Философ Плутарх, платоник, всегда старавшийся отмежеваться от стоицизма, выступавшего в то время на первых ролях и составлявшего серьезную конкуренцию неоплатонизму, тем не менее тоже рассматривал теорию супружеской любви, трактуя ее как высшее проявление дружбы. Сенатор Плиний, не причислявший себя ни к одной из философских школ и предпочитавший искусство красноречия учению о благоразумии, в своих письмах предстает человеком благочестивым и компетентным, рассуждая обо всем на свете с той должной авторитетностью, каковая и приличествует статусу римского сенатора. Именно с этих позиций он провозглашает, что повторный брак вполне похвален, даже если возраст супругов не позволяет им больше производить на свет детей и рождение потомков не может стать целью брака: настоящее назначение брака — взаимопомощь и дружба, истинные достоинства, коими супруги способны одарить друг друга. Его собственные отношения с женой представлялись изысканными и сентиментальными, преисполненными глубоким уважением, нежной дружбой и всеми возможными добродетелями. Современному читателю стоит напомнить, что вышеозначенная супруга, взятая им в жены ради карьерного роста и имущественной выгоды, была, по сути, еще девочкой, настолько юной, что не смогла выносить ребенка и ее первая беременность закончилась выкидышем. Другой сенатор, Тацит, также державший нейтралитет, допускал, вопреки республиканским традициям, что жена может сопровождать мужа в поездках по делам управления провинцией, несмотря на то что на практике такие путешествия порой превращались в настоящие военные операции, а женщины в те времена ни до чего, так или иначе связанного с казармами, не допускались. Жена, по мнению Тацита, должна и в таких ситуациях находиться рядом с мужем, чтобы морально его поддерживать, самим своим присутствием ободряя его в сражениях.
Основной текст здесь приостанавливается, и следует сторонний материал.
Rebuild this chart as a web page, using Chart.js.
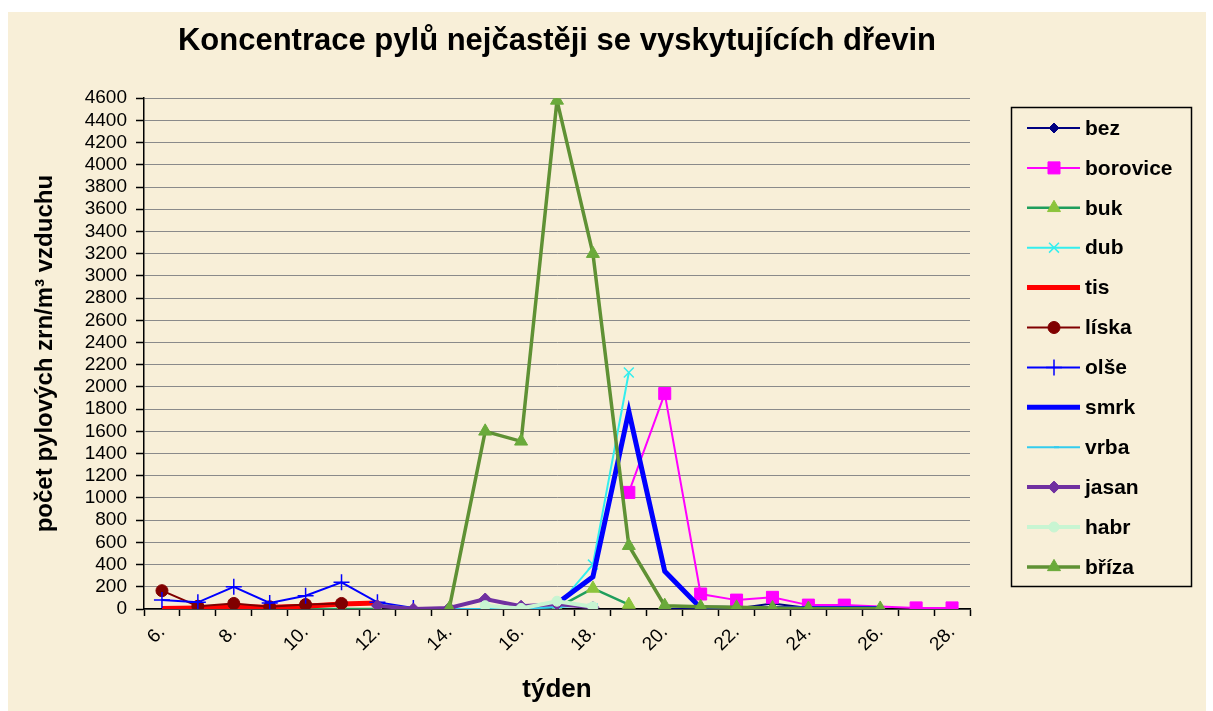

Нет ничего удивительного в том, что стоики, так же как и приверженцы других философских систем, подхватили идеи победившей новой морали, которая отныне сделалась чем–то само собой разумеющимся. И только потому, что стоики были более многочисленны и голос их был слышен более внятно, они кажутся скорее пропагандистами новой морали, нежели жертвами обмана с ее стороны.
Стоики действительно представляются обманутыми, поскольку ничто в их собственной теории не обязывает проповедовать подчинение господствующей морали. Напротив, в первой своей версии стоицизм предписывал человеку стремиться к автаркии, чтобы ему, смертному, подобно бессмертным богам стать самодостаточным и оставаться бесстрастным под ударами судьбы — если только, благодаря активно работающему разуму, он сможет распознать от века заданные законы бытия и следовать им решительно и смело. Человек должен выполнять свои социальные функции, когда они не противоречат достижению автаркии, и с сочувствием и любовью, которые также вполне естественны и продиктованы законами природы, относиться к ближнему своему. Все аспекты стоической теории, которые так или иначе могли бы сориентировать человека на критику политических и семейных институтов, сформулированы были достаточно туманно и примитивно. Но стоицизм стал жертвой собственного успеха в среде образованных людей, наделенных богатством и властью, превратившись в нечто вроде научной версии господствующей морали, и не более того: теория постепенно вырождается в этические нормы, которые и определяют обязанности мужчины по отношению к себе самому и к себе подобным. Брак рассматривается как дружба (не сказать, чтобы на равных) между мужем и женой. Прошли те времена, когда стоики спекулировали на юношеской красоте и юношеской любви (рассматриваемой как любовь вообще).
Помимо откровенного конформизма, между стоицизмом и новыми моральными основаниями брака было и еще одно, куда более явное сходство: супругам более не предписывалось всего лишь выполнять, с должным послушанием, определенные обязанности, им надлежало жить как идеальная пара, будучи связанными нежной дружбой, причем постоянно это подтверждая. Именно любовь и дружба должны были определять обязанности супругов. Иначе говоря, стоицизм проповедовал теорию нравственной автономии: человек должен был сам стать для себя проводником по жизни, руководствуясь Разумными внутренними установками; нужно было только внимательно следить за теми знаками, которые жизнь расставляет на твоем пути.
Отсюда следуют два вывода: во–первых, конформистское учение стоиков дублирует существующие нравственные основания брачной жизни, а во–вторых, на свой манер даже ужесточает стандартные требования: супруги теперь обязаны контролировать каждый свой жест и каждое свое — даже наималейшее — желание, постоянно доказывая, что желания эти согласуются с разумом.